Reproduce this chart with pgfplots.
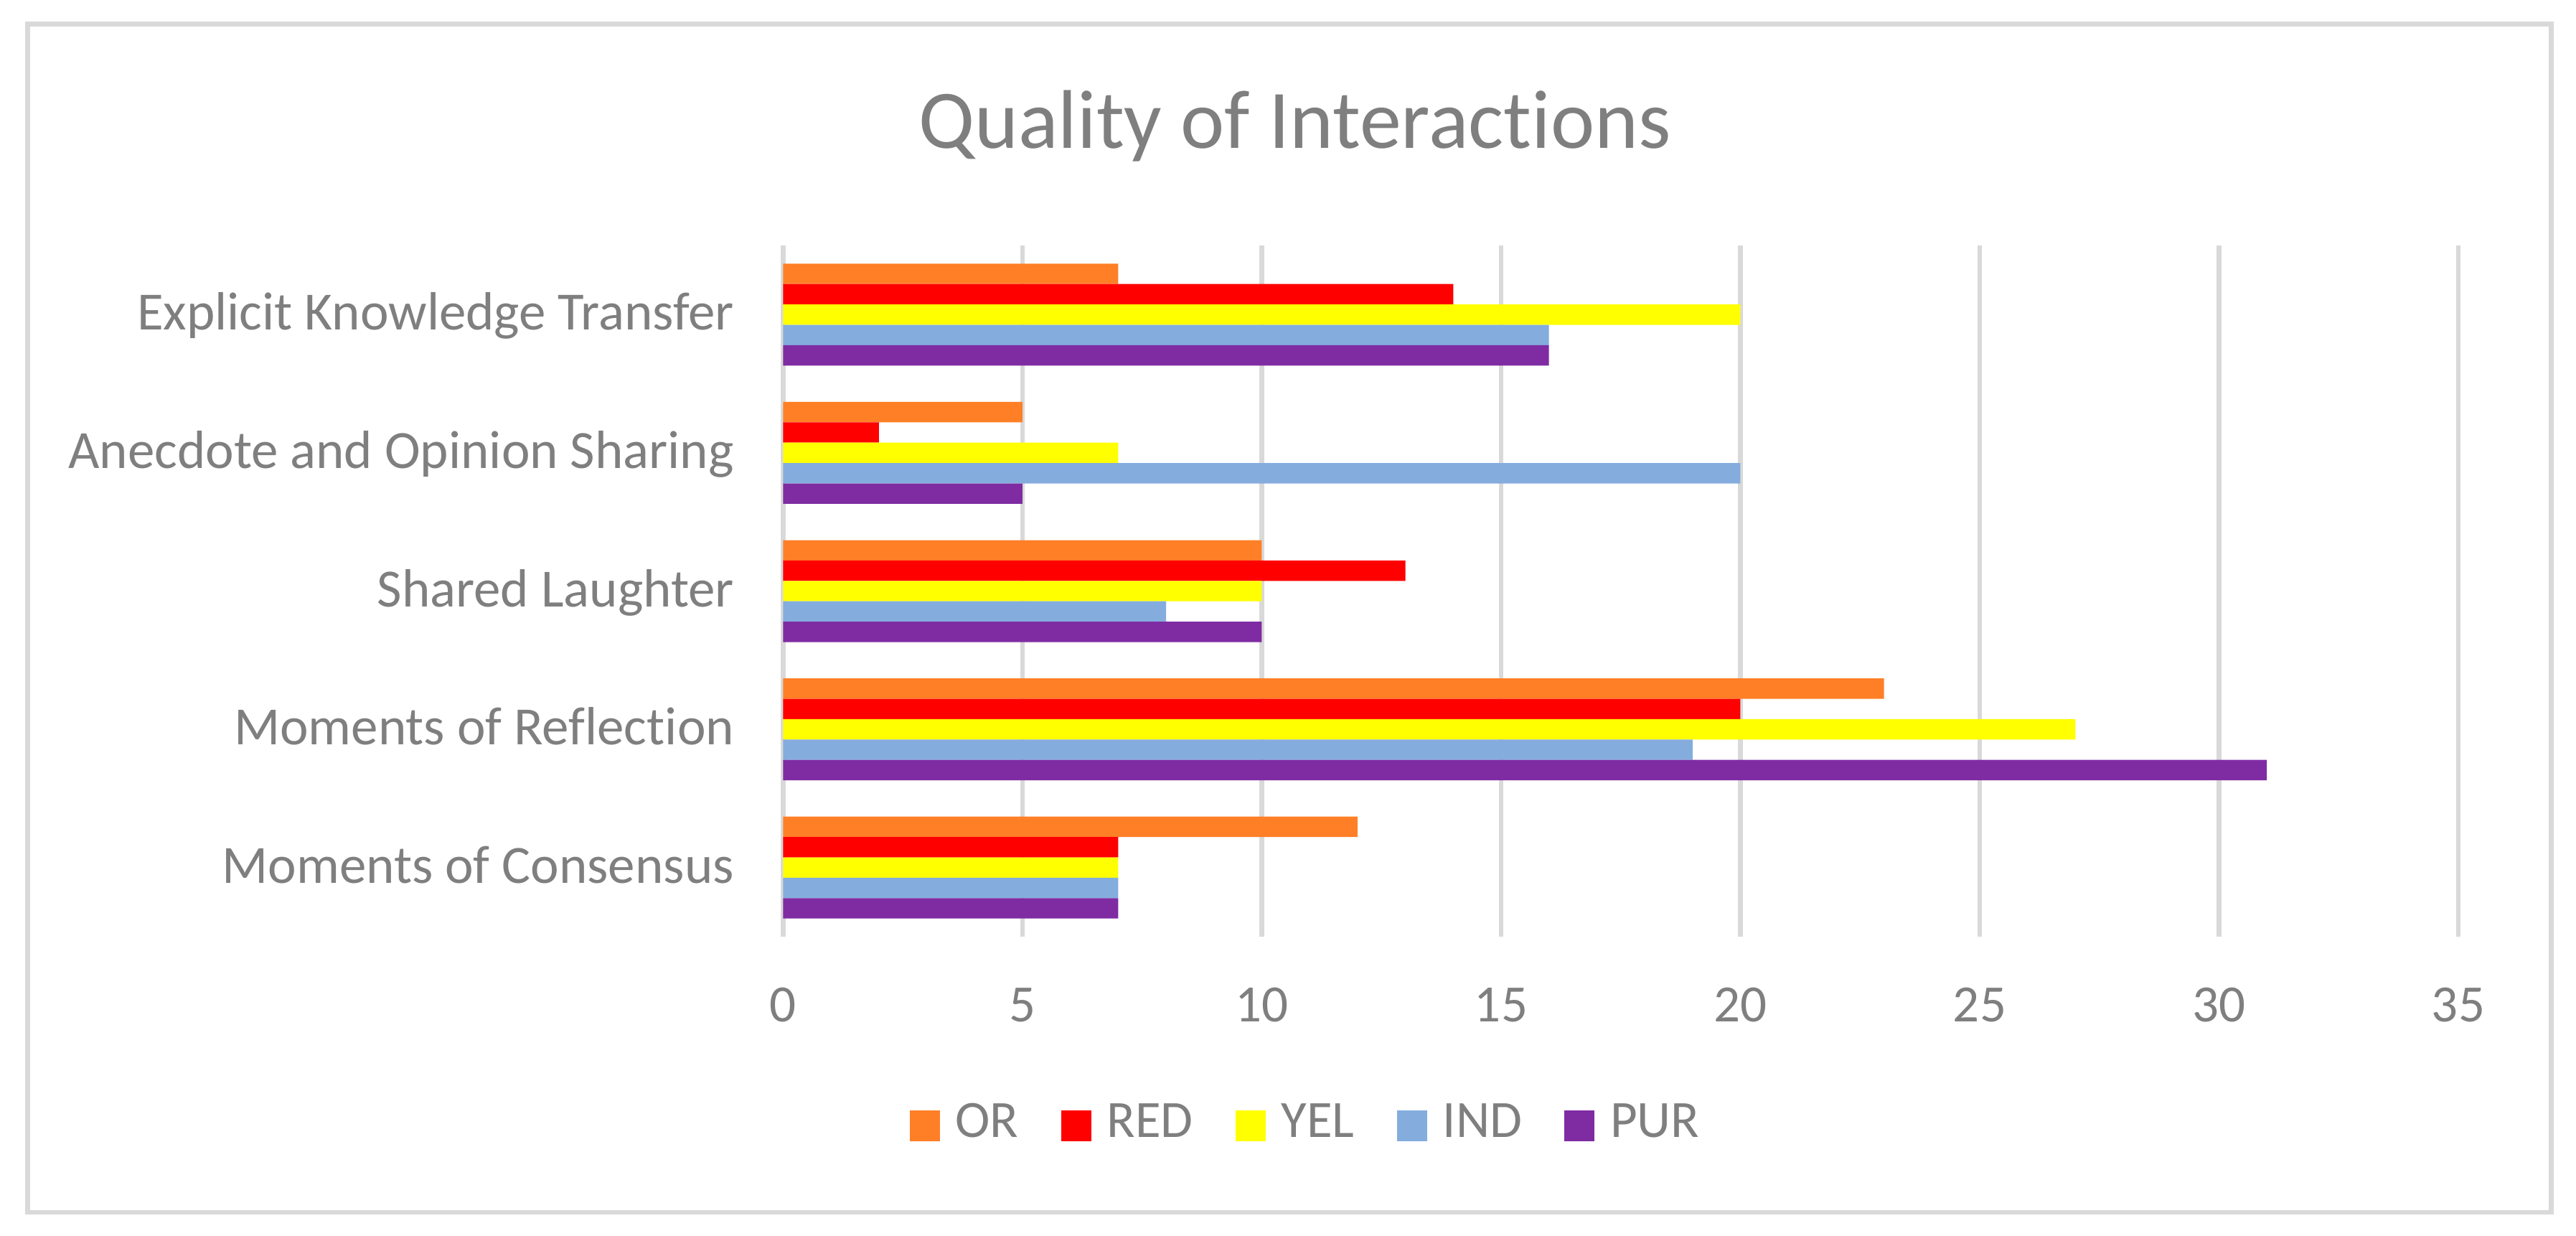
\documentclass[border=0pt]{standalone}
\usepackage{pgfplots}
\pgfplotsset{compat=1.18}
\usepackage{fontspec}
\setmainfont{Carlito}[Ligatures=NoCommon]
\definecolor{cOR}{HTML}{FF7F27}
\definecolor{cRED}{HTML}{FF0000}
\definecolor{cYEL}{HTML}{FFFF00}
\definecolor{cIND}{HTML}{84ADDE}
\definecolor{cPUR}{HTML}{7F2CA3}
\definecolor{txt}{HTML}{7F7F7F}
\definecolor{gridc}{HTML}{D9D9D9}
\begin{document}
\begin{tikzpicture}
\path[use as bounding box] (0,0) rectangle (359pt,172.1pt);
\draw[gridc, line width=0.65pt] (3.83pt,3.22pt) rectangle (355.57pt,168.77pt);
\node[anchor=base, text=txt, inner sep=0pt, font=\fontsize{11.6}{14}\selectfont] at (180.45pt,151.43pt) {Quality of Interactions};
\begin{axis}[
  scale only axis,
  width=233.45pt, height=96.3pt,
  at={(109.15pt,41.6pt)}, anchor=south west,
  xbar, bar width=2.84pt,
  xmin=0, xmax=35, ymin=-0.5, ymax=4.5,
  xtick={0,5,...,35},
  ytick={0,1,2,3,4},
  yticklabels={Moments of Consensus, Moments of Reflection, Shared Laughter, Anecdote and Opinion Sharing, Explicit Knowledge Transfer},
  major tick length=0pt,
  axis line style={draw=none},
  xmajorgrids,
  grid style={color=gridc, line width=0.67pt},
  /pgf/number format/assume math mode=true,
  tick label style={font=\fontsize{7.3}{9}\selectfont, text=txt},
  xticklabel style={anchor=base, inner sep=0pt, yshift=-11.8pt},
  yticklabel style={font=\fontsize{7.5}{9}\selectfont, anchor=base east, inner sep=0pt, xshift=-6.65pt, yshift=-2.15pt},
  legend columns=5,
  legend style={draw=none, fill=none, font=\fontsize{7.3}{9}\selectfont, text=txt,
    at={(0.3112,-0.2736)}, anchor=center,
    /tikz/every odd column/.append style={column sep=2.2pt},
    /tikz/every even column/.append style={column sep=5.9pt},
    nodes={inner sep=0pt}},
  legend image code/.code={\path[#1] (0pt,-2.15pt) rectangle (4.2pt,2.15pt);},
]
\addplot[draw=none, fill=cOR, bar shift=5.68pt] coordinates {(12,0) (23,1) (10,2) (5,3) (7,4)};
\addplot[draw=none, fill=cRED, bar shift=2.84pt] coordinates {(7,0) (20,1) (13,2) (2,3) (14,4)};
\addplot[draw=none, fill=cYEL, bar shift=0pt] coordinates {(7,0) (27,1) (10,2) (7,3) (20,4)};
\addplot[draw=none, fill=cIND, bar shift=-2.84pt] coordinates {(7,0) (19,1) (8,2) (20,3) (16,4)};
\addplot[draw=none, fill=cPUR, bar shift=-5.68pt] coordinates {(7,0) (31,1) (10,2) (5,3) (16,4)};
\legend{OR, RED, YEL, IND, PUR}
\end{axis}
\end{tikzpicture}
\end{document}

WHAT YOU SHOULD DO: What is needed is an exact reproduction of the data, pictures excluded.

EXPECTED ANSWER:
Reproduce this chart with pgfplots.
\documentclass[border=0pt]{standalone}
\usepackage{pgfplots}
\pgfplotsset{compat=1.18}
\usepackage{fontspec}
\setmainfont{Carlito}[Ligatures=NoCommon]
\definecolor{cOR}{HTML}{FF7F27}
\definecolor{cRED}{HTML}{FF0000}
\definecolor{cYEL}{HTML}{FFFF00}
\definecolor{cIND}{HTML}{84ADDE}
\definecolor{cPUR}{HTML}{7F2CA3}
\definecolor{txt}{HTML}{7F7F7F}
\definecolor{gridc}{HTML}{D9D9D9}
\begin{document}
\begin{tikzpicture}
\path[use as bounding box] (0,0) rectangle (359pt,172.1pt);
\draw[gridc, line width=0.65pt] (3.83pt,3.22pt) rectangle (355.57pt,168.77pt);
\node[anchor=base, text=txt, inner sep=0pt, font=\fontsize{11.6}{14}\selectfont] at (180.45pt,151.43pt) {Quality of Interactions};
\begin{axis}[
  scale only axis,
  width=233.45pt, height=96.3pt,
  at={(109.15pt,41.6pt)}, anchor=south west,
  xbar, bar width=2.84pt,
  xmin=0, xmax=35, ymin=-0.5, ymax=4.5,
  xtick={0,5,...,35},
  ytick={0,1,2,3,4},
  yticklabels={Moments of Consensus, Moments of Reflection, Shared Laughter, Anecdote and Opinion Sharing, Explicit Knowledge Transfer},
  major tick length=0pt,
  axis line style={draw=none},
  xmajorgrids,
  grid style={color=gridc, line width=0.67pt},
  /pgf/number format/assume math mode=true,
  tick label style={font=\fontsize{7.3}{9}\selectfont, text=txt},
  xticklabel style={anchor=base, inner sep=0pt, yshift=-11.8pt},
  yticklabel style={font=\fontsize{7.5}{9}\selectfont, anchor=base east, inner sep=0pt, xshift=-6.65pt, yshift=-2.15pt},
  legend columns=5,
  legend style={draw=none, fill=none, font=\fontsize{7.3}{9}\selectfont, text=txt,
    at={(0.3112,-0.2736)}, anchor=center,
    /tikz/every odd column/.append style={column sep=2.2pt},
    /tikz/every even column/.append style={column sep=5.9pt},
    nodes={inner sep=0pt}},
  legend image code/.code={\path[#1] (0pt,-2.15pt) rectangle (4.2pt,2.15pt);},
]
\addplot[draw=none, fill=cOR, bar shift=5.68pt] coordinates {(12,0) (23,1) (10,2) (5,3) (7,4)};
\addplot[draw=none, fill=cRED, bar shift=2.84pt] coordinates {(7,0) (20,1) (13,2) (2,3) (14,4)};
\addplot[draw=none, fill=cYEL, bar shift=0pt] coordinates {(7,0) (27,1) (10,2) (7,3) (20,4)};
\addplot[draw=none, fill=cIND, bar shift=-2.84pt] coordinates {(7,0) (19,1) (8,2) (20,3) (16,4)};
\addplot[draw=none, fill=cPUR, bar shift=-5.68pt] coordinates {(7,0) (31,1) (10,2) (5,3) (16,4)};
\legend{OR, RED, YEL, IND, PUR}
\end{axis}
\end{tikzpicture}
\end{document}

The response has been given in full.